▸ **Task brief**
Where a line holds the word "React", copy that line.

▸ **Data provided**
^^^^
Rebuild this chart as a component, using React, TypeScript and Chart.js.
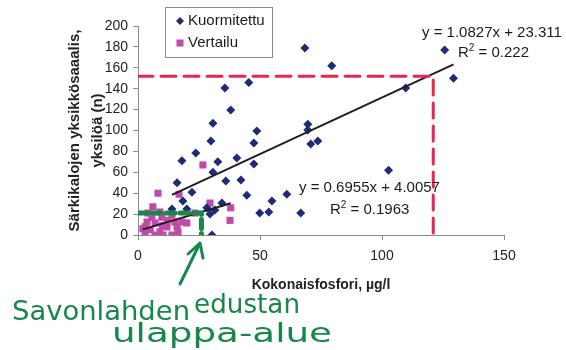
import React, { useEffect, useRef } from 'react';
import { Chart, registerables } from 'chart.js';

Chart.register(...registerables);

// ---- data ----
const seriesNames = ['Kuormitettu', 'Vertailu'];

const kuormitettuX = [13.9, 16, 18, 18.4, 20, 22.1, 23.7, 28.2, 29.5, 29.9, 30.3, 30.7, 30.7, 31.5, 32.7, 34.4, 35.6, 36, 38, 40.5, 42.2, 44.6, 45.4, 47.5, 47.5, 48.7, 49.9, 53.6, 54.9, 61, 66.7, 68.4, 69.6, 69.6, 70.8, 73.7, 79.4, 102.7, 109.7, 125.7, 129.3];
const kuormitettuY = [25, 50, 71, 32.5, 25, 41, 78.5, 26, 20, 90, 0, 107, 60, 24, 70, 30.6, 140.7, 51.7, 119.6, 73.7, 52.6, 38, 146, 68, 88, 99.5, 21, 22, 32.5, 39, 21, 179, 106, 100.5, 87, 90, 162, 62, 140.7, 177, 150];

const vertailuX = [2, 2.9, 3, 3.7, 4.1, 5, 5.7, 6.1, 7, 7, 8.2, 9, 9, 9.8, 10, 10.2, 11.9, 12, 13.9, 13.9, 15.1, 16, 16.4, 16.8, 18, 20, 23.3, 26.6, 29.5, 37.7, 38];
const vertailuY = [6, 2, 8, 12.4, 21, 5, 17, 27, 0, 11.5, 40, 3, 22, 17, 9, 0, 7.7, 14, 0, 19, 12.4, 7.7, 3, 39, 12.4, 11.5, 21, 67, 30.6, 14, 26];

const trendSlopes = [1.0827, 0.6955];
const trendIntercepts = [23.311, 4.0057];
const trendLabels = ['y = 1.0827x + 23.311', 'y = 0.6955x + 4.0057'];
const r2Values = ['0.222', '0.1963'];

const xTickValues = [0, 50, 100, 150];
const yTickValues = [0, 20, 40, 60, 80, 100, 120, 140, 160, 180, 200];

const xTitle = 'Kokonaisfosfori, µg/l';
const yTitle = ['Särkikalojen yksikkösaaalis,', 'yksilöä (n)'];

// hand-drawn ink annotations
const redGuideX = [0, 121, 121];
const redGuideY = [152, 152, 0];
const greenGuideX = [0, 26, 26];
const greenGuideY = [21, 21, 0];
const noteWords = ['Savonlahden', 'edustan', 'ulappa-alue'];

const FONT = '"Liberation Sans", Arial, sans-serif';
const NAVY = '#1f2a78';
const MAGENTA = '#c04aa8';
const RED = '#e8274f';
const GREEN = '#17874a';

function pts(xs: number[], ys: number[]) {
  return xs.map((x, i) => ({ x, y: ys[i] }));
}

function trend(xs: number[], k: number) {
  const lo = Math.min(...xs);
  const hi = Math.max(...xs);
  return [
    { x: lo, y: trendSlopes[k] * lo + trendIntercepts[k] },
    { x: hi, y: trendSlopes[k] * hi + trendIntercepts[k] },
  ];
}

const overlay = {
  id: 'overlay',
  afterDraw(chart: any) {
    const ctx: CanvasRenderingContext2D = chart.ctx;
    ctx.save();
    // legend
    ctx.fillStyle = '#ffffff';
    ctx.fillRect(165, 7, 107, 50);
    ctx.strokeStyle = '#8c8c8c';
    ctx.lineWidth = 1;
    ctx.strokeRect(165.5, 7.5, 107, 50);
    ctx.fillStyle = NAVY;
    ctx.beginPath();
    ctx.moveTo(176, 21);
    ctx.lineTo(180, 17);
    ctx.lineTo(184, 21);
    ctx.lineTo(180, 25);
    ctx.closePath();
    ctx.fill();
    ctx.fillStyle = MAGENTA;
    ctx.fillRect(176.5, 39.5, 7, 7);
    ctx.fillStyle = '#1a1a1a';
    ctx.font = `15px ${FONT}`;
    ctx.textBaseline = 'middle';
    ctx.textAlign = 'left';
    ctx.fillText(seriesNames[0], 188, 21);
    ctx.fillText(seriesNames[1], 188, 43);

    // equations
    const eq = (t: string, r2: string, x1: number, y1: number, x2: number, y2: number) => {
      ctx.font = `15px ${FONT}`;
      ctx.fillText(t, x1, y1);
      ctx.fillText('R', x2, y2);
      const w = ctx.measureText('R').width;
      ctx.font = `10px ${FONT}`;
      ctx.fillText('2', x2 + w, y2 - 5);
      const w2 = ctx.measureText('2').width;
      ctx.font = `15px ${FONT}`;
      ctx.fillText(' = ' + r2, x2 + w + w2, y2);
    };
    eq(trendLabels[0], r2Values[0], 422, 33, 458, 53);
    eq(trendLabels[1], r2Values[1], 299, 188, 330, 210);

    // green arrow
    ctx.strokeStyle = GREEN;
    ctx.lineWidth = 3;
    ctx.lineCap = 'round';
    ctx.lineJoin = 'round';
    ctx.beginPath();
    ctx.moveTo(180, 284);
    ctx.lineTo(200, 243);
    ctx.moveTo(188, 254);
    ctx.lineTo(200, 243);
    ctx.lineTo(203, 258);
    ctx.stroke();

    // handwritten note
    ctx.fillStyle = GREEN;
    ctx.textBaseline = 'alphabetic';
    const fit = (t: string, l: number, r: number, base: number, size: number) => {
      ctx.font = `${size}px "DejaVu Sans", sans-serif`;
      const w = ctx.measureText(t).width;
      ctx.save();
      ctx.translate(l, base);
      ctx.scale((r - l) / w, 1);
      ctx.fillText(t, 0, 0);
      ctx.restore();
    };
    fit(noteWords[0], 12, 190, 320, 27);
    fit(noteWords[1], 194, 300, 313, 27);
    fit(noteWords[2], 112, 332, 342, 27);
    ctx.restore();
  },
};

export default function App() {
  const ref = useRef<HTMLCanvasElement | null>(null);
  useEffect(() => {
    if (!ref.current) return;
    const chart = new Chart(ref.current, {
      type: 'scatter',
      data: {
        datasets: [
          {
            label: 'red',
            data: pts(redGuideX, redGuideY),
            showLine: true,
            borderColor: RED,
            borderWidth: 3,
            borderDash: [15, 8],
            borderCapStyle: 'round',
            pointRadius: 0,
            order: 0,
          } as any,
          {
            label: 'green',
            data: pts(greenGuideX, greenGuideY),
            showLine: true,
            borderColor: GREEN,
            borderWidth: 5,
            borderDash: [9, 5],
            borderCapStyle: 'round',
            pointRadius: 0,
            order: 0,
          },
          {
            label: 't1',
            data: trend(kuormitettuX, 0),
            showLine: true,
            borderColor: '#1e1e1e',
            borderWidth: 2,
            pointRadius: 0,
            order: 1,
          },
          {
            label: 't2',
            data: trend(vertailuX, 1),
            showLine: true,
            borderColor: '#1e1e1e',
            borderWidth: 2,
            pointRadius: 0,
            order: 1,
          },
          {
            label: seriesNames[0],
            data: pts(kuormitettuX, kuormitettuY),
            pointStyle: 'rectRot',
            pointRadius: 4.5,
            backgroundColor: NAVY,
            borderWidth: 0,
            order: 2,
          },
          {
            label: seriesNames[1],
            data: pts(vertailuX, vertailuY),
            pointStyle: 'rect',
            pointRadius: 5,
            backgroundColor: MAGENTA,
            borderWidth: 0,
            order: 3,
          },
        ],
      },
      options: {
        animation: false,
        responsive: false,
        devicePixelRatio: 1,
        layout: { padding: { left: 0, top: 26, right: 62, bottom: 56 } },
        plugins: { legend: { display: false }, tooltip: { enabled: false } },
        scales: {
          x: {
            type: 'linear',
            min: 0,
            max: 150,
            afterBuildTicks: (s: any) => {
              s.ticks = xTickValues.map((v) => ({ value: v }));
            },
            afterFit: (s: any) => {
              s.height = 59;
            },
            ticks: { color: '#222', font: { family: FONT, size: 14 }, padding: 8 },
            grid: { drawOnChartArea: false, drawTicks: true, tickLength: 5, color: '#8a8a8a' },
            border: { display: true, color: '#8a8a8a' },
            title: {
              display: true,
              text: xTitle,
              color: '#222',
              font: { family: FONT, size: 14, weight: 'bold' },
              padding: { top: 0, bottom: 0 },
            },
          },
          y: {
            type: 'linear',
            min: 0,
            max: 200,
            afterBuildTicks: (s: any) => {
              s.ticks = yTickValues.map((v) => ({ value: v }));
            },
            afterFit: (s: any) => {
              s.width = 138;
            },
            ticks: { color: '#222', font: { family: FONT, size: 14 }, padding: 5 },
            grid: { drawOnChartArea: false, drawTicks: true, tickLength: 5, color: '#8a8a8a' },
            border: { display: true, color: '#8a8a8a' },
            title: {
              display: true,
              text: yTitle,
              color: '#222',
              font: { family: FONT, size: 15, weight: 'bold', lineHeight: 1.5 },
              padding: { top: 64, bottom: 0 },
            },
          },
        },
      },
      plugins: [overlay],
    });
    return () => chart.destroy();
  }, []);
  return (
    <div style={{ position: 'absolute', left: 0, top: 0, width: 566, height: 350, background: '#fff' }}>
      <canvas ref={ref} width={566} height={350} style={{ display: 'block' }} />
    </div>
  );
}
^^^^
▸ **Correct result**
Rebuild this chart as a component, using React, TypeScript and Chart.js.
import React, { useEffect, useRef } from 'react';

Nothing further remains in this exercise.